The Tjiater fortifications consisted of trenches, two lines of casemates, and barbed wire, with the first defensive line stretching about two kilometers in front of a ravine. It had been designed for a full infantry regiment. When the battle began around noon on 5 March, a single battalion held it -- reinforced by two platoons and some support units, but still far below the intended garrison. Construction on the secondary line at the southern end of the pass remained unfinished, and a shortage of laborers after the invasion had left even the northern works only partially operational. Japanese vanguard light tanks probed the Dutch pillboxes and a lone 5-cm gun. The gun was destroyed within three hours. Dutch soldiers retreated from the forward positions, blowing a bridge over the ravine as they fell back. When the main first line opened up with mortars and machine guns, the Japanese answered with their own, and within half an hour infantry had infiltrated unmanned sections, threatening to encircle the defending company. By 4 PM, the first line belonged to Japan.

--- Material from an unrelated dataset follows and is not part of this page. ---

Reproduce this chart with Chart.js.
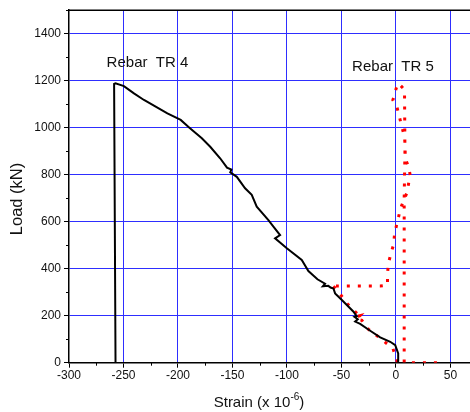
<!DOCTYPE html>
<html>
<head>
<meta charset="utf-8">
<script src="https://cdn.jsdelivr.net/npm/chart.js@4"></script>
<style>
  html, body { margin: 0; padding: 0; background: #fff; overflow: hidden; }
  #wrap { width: 470px; height: 412px; }
</style>
</head>
<body>
<div id="wrap"><canvas id="chart" width="470" height="412"></canvas></div>
<script>
// Rebar TR 4 (solid black): strain (x 10^-6), load (kN)
const tr4Strain = [2.7, 2.1, -0.6, -5.2, -14.4, -23.6, -32.8, -37.4, -35, -38, -36, -38.9, -49.6, -55.8, -57.3, -60, -62, -67, -65, -72, -80.3, -86.4, -100.1, -110.9, -106.3, -112.4, -117, -127.7, -132.3, -138.4, -146, -152, -151, -155, -161.3, -170.4, -178.1, -189.5, -197.5, -209.7, -231.2, -240.4, -249.6, -257.3, -258.6, -257.3];
const tr4Load   = [4, 40, 75, 89, 108, 136, 165, 175, 185, 195, 198, 217, 267, 295, 316, 320, 327, 325, 336, 355, 390, 437, 487, 529, 543, 579, 607, 664, 714, 742, 791, 810, 822, 830, 870, 919, 955, 1000, 1033, 1061, 1118, 1146, 1177, 1189, 1186, 0];

// Rebar TR 5 (red dotted)
const tr5Strain = [1, 0.9, -2.8, -14.4, -25.1, -31.2, -36, -33, -37, -34.3, -45, -52.7, -59.4, -55, -46.6, -35.8, -25.1, -14.4, -7.7, -7.7, -6.8, -4.6, -2.2, -1.3, 0.3, 2.4, 4, 7, 10.1, 13.1, 11.6, 8.5, 8.5, 7.9, 5.5, 2.4, 0.9, -2.8, -1.3, 0.3, 2.4, 7.9, 8.3, 7.6, 7.6, 7.6, 20, 40.8];
const tr5Load   = [2, 11, 61, 104, 142, 180, 185, 200, 195, 203, 253, 302, 334, 326, 326, 326, 326, 326, 330, 380, 423, 465, 501, 543, 579, 619, 654, 689, 723, 799, 834, 870, 919, 960, 1004, 1061, 1089, 1118, 1139, 1168, 1189, 1161, 900, 700, 400, 0, 0, 0];

const xTicks = [-300, -250, -200, -150, -100, -50, 0, 50];
const xMinor = [-275, -225, -175, -125, -75, -25, 25];
const yTicks = [0, 200, 400, 600, 800, 1000, 1200, 1400];
const yMinor = [100, 300, 500, 700, 900, 1100, 1300, 1500];

const toPoints = (xs, ys) => xs.map((x, i) => ({ x: x, y: ys[i] }));

const FONT = "Liberation Sans, Arial, sans-serif";
const GRID_BLUE = "#2e2eff";

// minor ticks, top border, text labels and axis titles
const decor = {
  id: "decor",
  afterDraw(chart) {
    const ctx = chart.ctx;
    const a = chart.chartArea;
    const xs = chart.scales.x, ys = chart.scales.y;
    ctx.save();
    ctx.strokeStyle = "#000";
    ctx.lineWidth = 1.5;
    ctx.beginPath();
    ctx.moveTo(a.left - 1, a.top);
    ctx.lineTo(a.right, a.top);
    ctx.stroke();

    ctx.lineWidth = 1;
    ctx.beginPath();
    xMinor.forEach((v) => {
      const px = Math.round(xs.getPixelForValue(v)) + 0.5;
      ctx.moveTo(px, a.bottom);
      ctx.lineTo(px, a.bottom + 3);
    });
    yMinor.forEach((v) => {
      const py = Math.round(ys.getPixelForValue(v)) + 0.5;
      ctx.moveTo(a.left, py);
      ctx.lineTo(a.left - 3, py);
    });
    ctx.stroke();

    ctx.fillStyle = "#111";
    ctx.font = "15px " + FONT;
    ctx.textAlign = "center";
    ctx.textBaseline = "middle";
    ctx.fillText("Rebar  TR 4", xs.getPixelForValue(-228), ys.getPixelForValue(1275));
    ctx.fillText("Rebar  TR 5", xs.getPixelForValue(-2.7), ys.getPixelForValue(1258));

    // x title with superscript
    ctx.textAlign = "left";
    ctx.textBaseline = "alphabetic";
    ctx.font = "15px " + FONT;
    const main = "Strain (x 10";
    const w1 = ctx.measureText(main).width;
    ctx.font = "10px " + FONT;
    const sup = "-6";
    const w2 = ctx.measureText(sup).width;
    ctx.font = "15px " + FONT;
    const w3 = ctx.measureText(")").width;
    const total = w1 + w2 + w3;
    const x0 = 259 - total / 2;
    const base = 407;
    ctx.fillText(main, x0, base);
    ctx.font = "10px " + FONT;
    ctx.fillText(sup, x0 + w1, base - 7);
    ctx.font = "15px " + FONT;
    ctx.fillText(")", x0 + w1 + w2, base);

    // y title
    ctx.translate(17, 199);
    ctx.rotate(-Math.PI / 2);
    ctx.textAlign = "center";
    ctx.textBaseline = "middle";
    ctx.font = "16.5px " + FONT;
    ctx.fillText("Load (kN)", 0, 0);
    ctx.restore();
  }
};

new Chart(document.getElementById("chart"), {
  type: "scatter",
  data: {
    datasets: [
      {
        label: "Rebar TR 4",
        data: toPoints(tr4Strain, tr4Load),
        showLine: true,
        borderColor: "#000",
        borderWidth: 2,
        pointRadius: 0,
        tension: 0
      },
      {
        label: "Rebar TR 5",
        data: toPoints(tr5Strain, tr5Load),
        showLine: true,
        borderColor: "#ff0000",
        borderWidth: 3,
        borderDash: [3, 8],
        borderCapStyle: "butt",
        pointRadius: 0,
        tension: 0
      }
    ]
  },
  options: {
    responsive: false,
    animation: false,
    layout: { padding: { top: 10, left: 0, right: 0, bottom: 0 } },
    plugins: { legend: { display: false }, tooltip: { enabled: false } },
    scales: {
      x: {
        type: "linear",
        min: -300,
        max: 68,
        afterBuildTicks: (s) => { s.ticks = xTicks.map((v) => ({ value: v })); },
        afterFit: (s) => { s.height = 49.3; },
        ticks: {
          color: "#111",
          font: { family: FONT, size: 12 },
          padding: 1,
          maxRotation: 0,
          autoSkip: false,
          callback: (v) => String(v)
        },
        grid: {
          color: (c) => (c.tick && c.tick.value !== -300 ? GRID_BLUE : "rgba(0,0,0,0)"),
          tickColor: "#000",
          tickLength: 5,
          lineWidth: 1
        },
        border: { color: "#000", width: 1.5 }
      },
      y: {
        type: "linear",
        min: 0,
        max: 1500,
        afterBuildTicks: (s) => { s.ticks = yTicks.map((v) => ({ value: v })); },
        afterFit: (s) => { s.width = 69; },
        ticks: {
          color: "#111",
          font: { family: FONT, size: 12 },
          padding: 3,
          autoSkip: false,
          callback: (v) => String(v)
        },
        grid: {
          color: (c) => (c.tick && c.tick.value !== 0 ? GRID_BLUE : "rgba(0,0,0,0)"),
          tickColor: "#000",
          tickLength: 5,
          lineWidth: 1
        },
        border: { color: "#000", width: 1.5 }
      }
    }
  },
  plugins: [decor]
});
</script>
</body>
</html>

A Traffic Jam and a Massacre

Pesman sent his reserves toward the pass, but a traffic jam on the approach road delayed them. By the time reinforcements reached the area, Japanese soldiers had already infiltrated positions between the lines, blocking access to the second defensive position. Dutch troops in the second line were eventually evacuated overnight, and a new defensive line was improvised farther back, manned by some 950 soldiers. Behind them stood just 400 inexperienced troops guarding the southern exit of the pass. On 6 March, thick morning fog gave the Japanese cover for a surprise assault on the western section. Two waves were repelled, but a third -- backed by mortar fire and three tanks -- broke through two infantry companies. Between 30 and 50 Dutch soldiers died in the fighting. Another 75 who surrendered were massacred by Japanese forces, leaving only six survivors. A 1948 accounting tallied 120 dead from those two companies alone. Colonel W.J. de Veer, who commanded the pass fortifications, was killed leading a counterattack that afternoon. With their commander dead and the defenses outflanked, the remaining Dutch troops withdrew toward Lembang.

The White Flag at Lembang

By nightfall on 7 March, Japanese forces occupied Lembang. At about 7:30 PM, a Dutch messenger arrived carrying a flag of truce. The Dutch had intended to discuss only a local surrender of troops around Bandung, but Japanese Sixteenth Army Commander Hitoshi Imamura demanded something far larger: the total capitulation of all Allied forces in the Dutch East Indies. Governor-General Tjarda van Starkenborgh Stachouwer and Dutch military commander Hein ter Poorten initially refused. Australian Brigadier Arthur Blackburn briefly considered a guerrilla campaign but abandoned the idea. Bandung was full of refugees, and the prospect of urban fighting among them proved decisive. On noon of 9 March 1942, Dutch authorities broadcast their general surrender. Formal instruments were signed less than three hours later at the Kalijati airfield -- the same strip whose loss had set the entire collapse in motion just nine days earlier.

What the Pass Decided

Tjiater Pass was not the largest engagement of the Dutch East Indies campaign, but it was the hinge. A numerically inferior Japanese force -- roughly 2,000 to 2,400 men against a scattered Dutch garrison of 9,000 -- exploited air superiority, superior training, and the defenders' inability to concentrate their strength. The fortifications that should have held were undermanned from the start. Reinforcements arrived too late and too slowly. Air raids shattered morale before ground assaults shattered lines. The pass itself, now called Ciater in Subang Regency, sits among tea plantations and hot springs on the northern slopes of the Tangkuban Perahu volcano. The casemates and trenches are largely gone. What remains is the consequence: the fall of Tjiater opened the road to Bandung, and Bandung's surrender ended three and a half centuries of Dutch colonial rule in the East Indies -- replaced, for the next three years, by Japanese occupation.

From the Air

Located at 6.77°S, 107.63°E on the northern slopes of Tangkuban Perahu volcano in West Java, Indonesia. The pass sits at moderate elevation in the foothills south of Subang, along the mountain road to Bandung. Nearest major airport is Husein Sastranegara International Airport (WICC) in Bandung, approximately 25 km to the south. The area is characterized by volcanic terrain with tea plantations. Best viewed at 5,000-8,000 ft altitude for the mountain pass terrain context.